他一边说,秦放鹤和金晖一边看,“跑海贸的几人如今都在海上么?外出发财的几人可有消息?”
“有几人还在海上,有两人却在两年前下南洋途中水土不服,死了。”之前没在意,如今集中起来再看,饶是古永安也不得不承认,从市舶司离开之后,这些人的死亡率也未免太高了些,“去外头发财的几个,有人杳无音讯,但也有几个时常托人捎回银子来,对了,还有书信呢!下官也带来了。”
“出海死人乃是最寻常不过的事,什么疾病、浪头打,甚至是吃了不认识的毒物,都不罕见,长途漫漫,尸体也不可能带回来,便是死无对证,实在是杀人越货、毁尸灭迹的首选呐。”秦放鹤看似不经意的讲了句,接过书信,一目十行看完,“此人可读书识字?”
看书信的遣词造句和文笔,断然不是底层吏员会有的。
“不会,”古永安道,“但听说是找街头的穷秀才代笔,倒也说得过去。”
金晖看完,听了这话就把书信随手一丢,“那就是无法查证了,凶手完全可以杀死此人,然后以此人的名义随便编造书信,安定人心,伪造成他还活着的样子。”

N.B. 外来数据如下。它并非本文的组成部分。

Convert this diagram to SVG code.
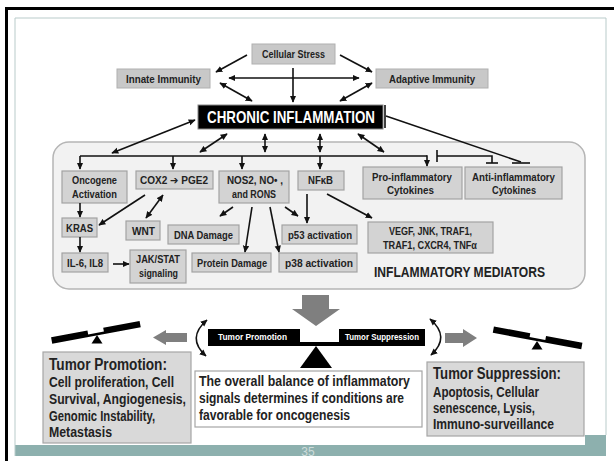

若是亲笔书信,大可以找出旧日纸片来核对字迹,既然不是,半点价值也无。
等过几年风头过了,什么书信银子的,都可以断了。到时候家人再如何怀疑也无济于事。
“黄本和赵斯年那边呢?”秦放鹤问。
“并无异常,”古永安道,“这几日依旧例行找下官请示、回话,也未曾外出,或是接触什么人。”
看秦放鹤的样子,俨然将这两位副手认定有罪,古永安只盼他们能将罪责都包揽下来,所以监视分外用心。
古永安看着秦放鹤,殊不知金晖却在看他,心中既有讥笑嘲讽,也隐隐有兔死狐悲之感。
提举啊提举,你只管借此人之手洗白自己,却不知此人也想借他人之手,挖掘你的老底哩!
棋子而已。
“砰砰。”
金晖瞬间回神,却是秦放鹤发现他开小差,用指关节敲了敲桌面。
“我在想,”不等他开口,金晖便瞬间收回烦乱的思绪,主动道,“他二人纹丝不动,也不过是有恃无恐罢了。”
根据调查到的种种线索显示,黄本和赵斯年即便没有亲手参与,也绝对不清白,最起码也充当了保护伞的角色。
之前古永安已经依照秦放鹤的指示放出消息,黄本和赵斯年不可能猜不到自己被怀疑,但他们没有动作,也就是没有怕。
为什么?
因为知道该死的都死了!
死无对证!
古永安有点着急,“那是否要从官窑下手?”
“不可,”秦放鹤摇头,“纵然有贾老板的口供,可瓷器已然出海,你我口说无凭,若冒进,还有可能被反咬一口。”
掌管官窑的督窑官也是正经朝廷命官,陛下钦点,只要没有足够的证据,没有把握一击即中,那么对方完全可以反告你诬陷,事情就闹僵了。
他们不是曾经的苗瑞,手下没兵,玩不来强权那一套。
“这也不行,那也不行,那怎么办?”金晖没好气道。
“等,”秦放鹤失笑,“不是还有一位非常牛气的牛大老爷么。”
等他来,等他来搅局,搅得这潭水越浑越好。
第184章 消失的瓷器(九)
虽说等,却也不是干等。
在等待牛润田就位期间,秦放鹤接连做了两道部署:
第一,向南直隶巡抚衙门发函,要求其辖下所有府州县衙各级衙门结合失踪的所有人的年纪体貌特征,回顾近五年来的无名悬案,查看是否有与之相对应的尸体,并进一步核实确认身份。
第二,既然有失踪人员的家眷言明曾收到过外人捎带的银子,那么找到当初带银子的那人,查明是谁托他捎带,是否是外出务工的本人?如果不是,对方是以何种身份、什么名义要求捎带,进一步向上溯源追根。
若是本人,如何确认是本人?可见过户籍文书?是否有人伪装?
总而言之,只要有头,就一定要顺着捋到尾。
如果找不到尾,就一定有猫腻。
发函次日,秦山来报,说牛润田家的两个管事不服,很不配合。
“先是说要面见您,见不着又发癫,说什么牛家也不是没名没姓的,没道理平白无故叫了他们来又不办正事……”
“这么硬气?”秦放鹤失笑。
“可不是么,”秦山撇了撇嘴,“听说凭借牛家那点名头,可谓横行无忌,坊间传言,便是牛家的奴才,也比外头的高贵些。”